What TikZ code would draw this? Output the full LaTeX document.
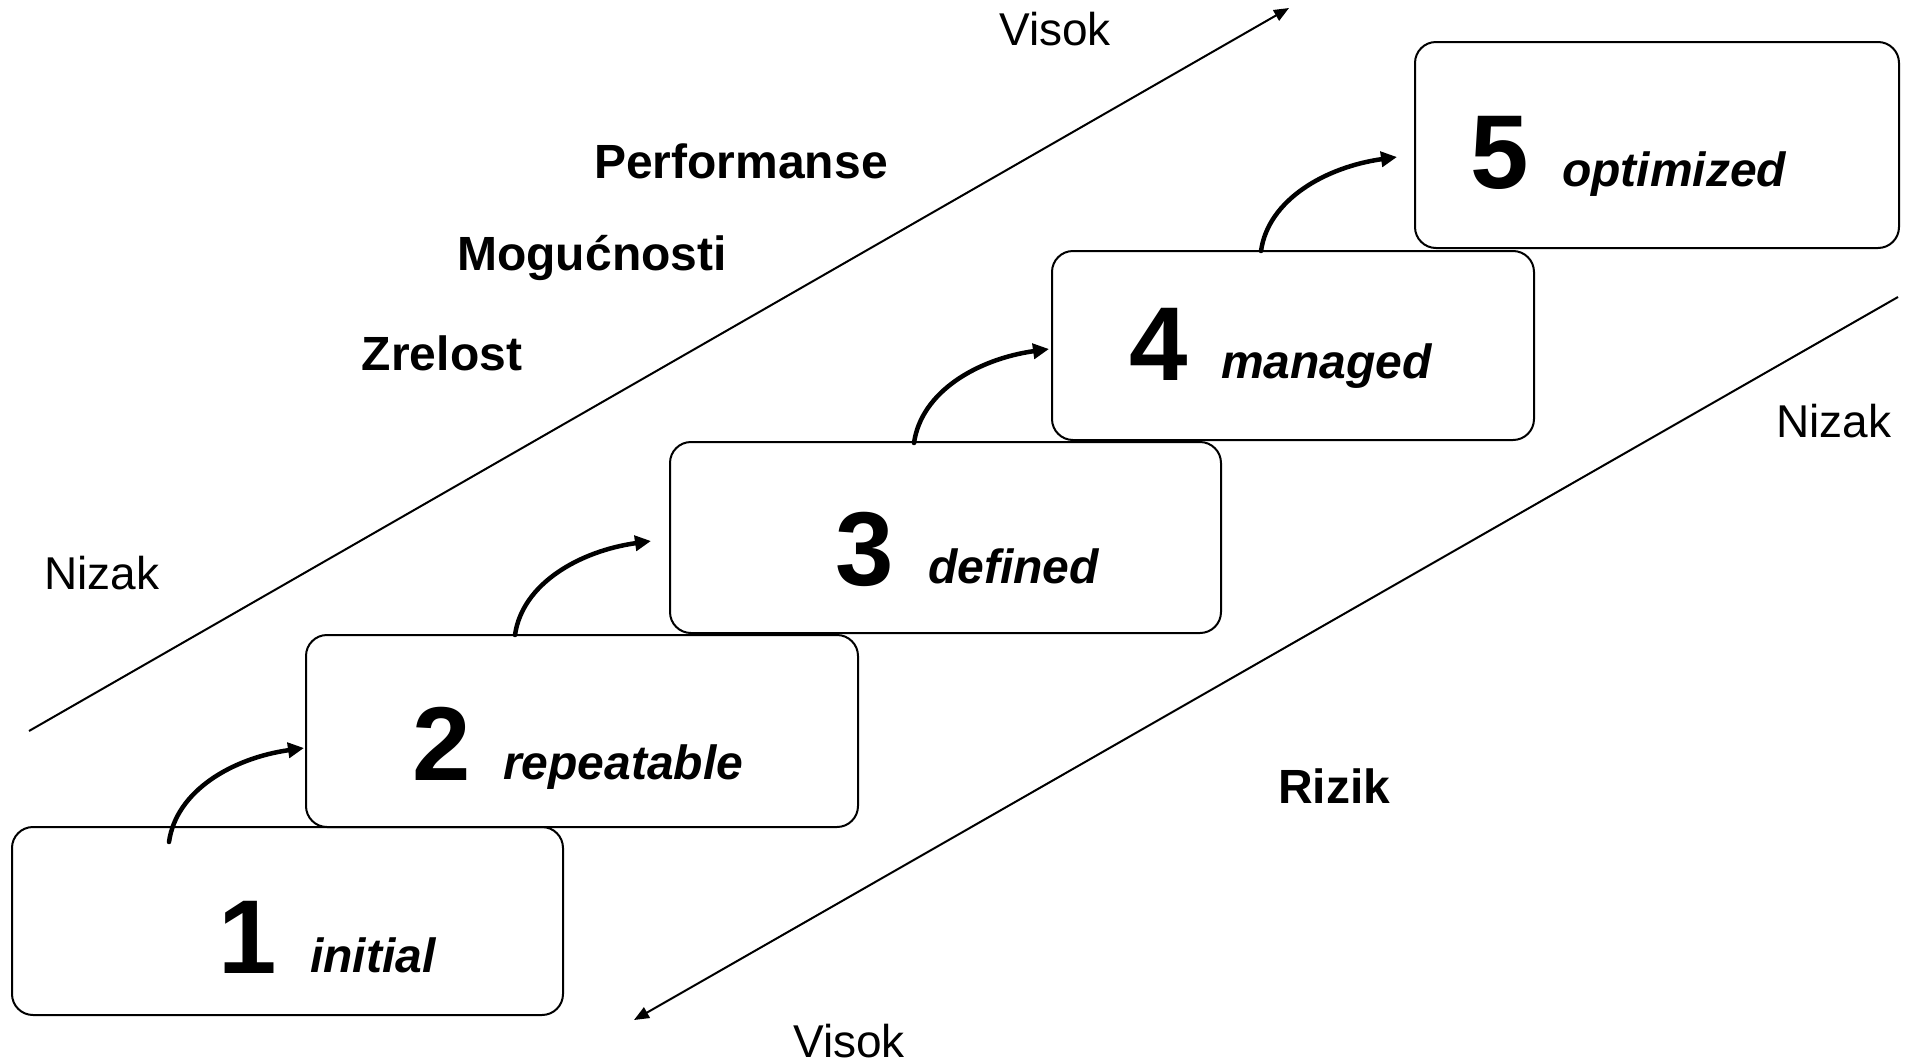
\documentclass[tikz,border=0pt]{standalone}
\usepackage{fontspec}
\setmainfont{Liberation Sans}
\usetikzlibrary{arrows.meta}
\begin{document}
\begin{tikzpicture}[x=1pt,y=1pt,
  stagebox/.style={draw=black,fill=white,line width=2pt,rounded corners=21pt,inner sep=0pt,outer sep=0pt},
  digit/.style={anchor=base,inner sep=0pt,font=\fontsize{105}{110}\selectfont\bfseries},
  stagelabel/.style={anchor=base west,inner sep=0pt,font=\fontsize{48}{52}\selectfont\bfseries\itshape},
  plainlabel/.style={anchor=base,inner sep=0pt,font=\fontsize{46}{50}\selectfont},
  boldlabel/.style={anchor=base,inner sep=0pt,font=\fontsize{48}{52}\selectfont\bfseries},
  steparrow/.style={line width=4.5pt,line cap=round,-{Triangle[length=16pt,width=15pt]}},
  axisarrow/.style={line width=2pt,-{Triangle[length=15pt,width=12pt]}}]
\useasboundingbox (0,0) rectangle (1916,-1063);

% boxes
\node[stagebox,minimum width=551pt,minimum height=188pt] (b1) at (287.5,-921) {};
\node[stagebox,minimum width=552pt,minimum height=192pt] (b2) at (582,-731) {};
\node[stagebox,minimum width=551pt,minimum height=191pt] (b3) at (945.5,-537.5) {};
\node[stagebox,minimum width=482pt,minimum height=189pt] (b4) at (1293,-345.5) {};
\node[stagebox,minimum width=484pt,minimum height=206pt] (b5) at (1657,-145) {};

% digits and labels
\node[digit] (d1) at (247.5,-973) {1};
\node[stagelabel] (l1) at (310,-972) {initial};
\node[digit] (d2) at (442,-780) {2};
\node[stagelabel] (l2) at (503,-779) {repeatable};
\node[digit] (d3) at (864.5,-585) {3};
\node[stagelabel] (l3) at (928,-583) {defined};
\node[digit] (d4) at (1158.5,-380) {4};
\node[stagelabel] (l4) at (1221,-378) {managed};
\node[digit] (d5) at (1499.5,-188) {5};
\node[stagelabel] (l5) at (1562,-186) {optimized};

% step arrows
\draw[steparrow] ([xshift=157pt,yshift=-15pt]b1.north west) to[out=82,in=188,out distance=52pt,in distance=72pt] ([xshift=-2pt,yshift=-17pt]b2.west);
\draw[steparrow] ([xshift=209pt]b2.north west) to[out=82,in=188,out distance=52pt,in distance=72pt] ([xshift=-19pt,yshift=-3.5pt]b3.west);
\draw[steparrow] ([xshift=244pt,yshift=-1pt]b3.north west) to[out=82,in=188,out distance=52pt,in distance=72pt] ([xshift=-3pt,yshift=-3.5pt]b4.west);
\draw[steparrow] ([xshift=209pt]b4.north west) to[out=82,in=188,out distance=52pt,in distance=72pt] ([xshift=-18pt,yshift=-12pt]b5.west);

% axes
\coordinate (ua) at (29,-731);
\coordinate (ub) at (1289,-8);
\coordinate (la) at (1898,-297);
\coordinate (lb) at (634,-1020);
\draw[axisarrow] (ua) -- (ub);
\draw[axisarrow] (la) -- (lb);

% labels
\node[plainlabel] (vtop) at (1055,-45) {Visok};
\node[plainlabel] (nleft) at (102,-589) {Nizak};
\node[plainlabel] (nright) at (1834,-437) {Nizak};
\node[plainlabel] (vbot) at (849,-1057) {Visok};
\node[boldlabel] (perf) at (741,-178) {Performanse};
\node[boldlabel] (mog) at (592,-270) {Mogućnosti};
\node[boldlabel] (zrel) at (442,-370) {Zrelost};
\node[boldlabel] (riz) at (1334,-803) {Rizik};
\end{tikzpicture}
\end{document}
===============
Instructions to follow ▸ Make an exact copy of the data, leaving its pictures out.

Worked answer ▸
What TikZ code would draw this? Output the full LaTeX document.
\documentclass[tikz,border=0pt]{standalone}
\usepackage{fontspec}
\setmainfont{Liberation Sans}
\usetikzlibrary{arrows.meta}
\begin{document}
\begin{tikzpicture}[x=1pt,y=1pt,
  stagebox/.style={draw=black,fill=white,line width=2pt,rounded corners=21pt,inner sep=0pt,outer sep=0pt},
  digit/.style={anchor=base,inner sep=0pt,font=\fontsize{105}{110}\selectfont\bfseries},
  stagelabel/.style={anchor=base west,inner sep=0pt,font=\fontsize{48}{52}\selectfont\bfseries\itshape},
  plainlabel/.style={anchor=base,inner sep=0pt,font=\fontsize{46}{50}\selectfont},
  boldlabel/.style={anchor=base,inner sep=0pt,font=\fontsize{48}{52}\selectfont\bfseries},
  steparrow/.style={line width=4.5pt,line cap=round,-{Triangle[length=16pt,width=15pt]}},
  axisarrow/.style={line width=2pt,-{Triangle[length=15pt,width=12pt]}}]
\useasboundingbox (0,0) rectangle (1916,-1063);

% boxes
\node[stagebox,minimum width=551pt,minimum height=188pt] (b1) at (287.5,-921) {};
\node[stagebox,minimum width=552pt,minimum height=192pt] (b2) at (582,-731) {};
\node[stagebox,minimum width=551pt,minimum height=191pt] (b3) at (945.5,-537.5) {};
\node[stagebox,minimum width=482pt,minimum height=189pt] (b4) at (1293,-345.5) {};
\node[stagebox,minimum width=484pt,minimum height=206pt] (b5) at (1657,-145) {};

% digits and labels
\node[digit] (d1) at (247.5,-973) {1};
\node[stagelabel] (l1) at (310,-972) {initial};
\node[digit] (d2) at (442,-780) {2};
\node[stagelabel] (l2) at (503,-779) {repeatable};
\node[digit] (d3) at (864.5,-585) {3};
\node[stagelabel] (l3) at (928,-583) {defined};
\node[digit] (d4) at (1158.5,-380) {4};
\node[stagelabel] (l4) at (1221,-378) {managed};
\node[digit] (d5) at (1499.5,-188) {5};
\node[stagelabel] (l5) at (1562,-186) {optimized};

% step arrows
\draw[steparrow] ([xshift=157pt,yshift=-15pt]b1.north west) to[out=82,in=188,out distance=52pt,in distance=72pt] ([xshift=-2pt,yshift=-17pt]b2.west);
\draw[steparrow] ([xshift=209pt]b2.north west) to[out=82,in=188,out distance=52pt,in distance=72pt] ([xshift=-19pt,yshift=-3.5pt]b3.west);
\draw[steparrow] ([xshift=244pt,yshift=-1pt]b3.north west) to[out=82,in=188,out distance=52pt,in distance=72pt] ([xshift=-3pt,yshift=-3.5pt]b4.west);
\draw[steparrow] ([xshift=209pt]b4.north west) to[out=82,in=188,out distance=52pt,in distance=72pt] ([xshift=-18pt,yshift=-12pt]b5.west);

% axes
\coordinate (ua) at (29,-731);
\coordinate (ub) at (1289,-8);
\coordinate (la) at (1898,-297);
\coordinate (lb) at (634,-1020);
\draw[axisarrow] (ua) -- (ub);
\draw[axisarrow] (la) -- (lb);

% labels
\node[plainlabel] (vtop) at (1055,-45) {Visok};
\node[plainlabel] (nleft) at (102,-589) {Nizak};
\node[plainlabel] (nright) at (1834,-437) {Nizak};
\node[plainlabel] (vbot) at (849,-1057) {Visok};
\node[boldlabel] (perf) at (741,-178) {Performanse};
\node[boldlabel] (mog) at (592,-270) {Mogućnosti};
\node[boldlabel] (zrel) at (442,-370) {Zrelost};
\node[boldlabel] (riz) at (1334,-803) {Rizik};
\end{tikzpicture}
\end{document}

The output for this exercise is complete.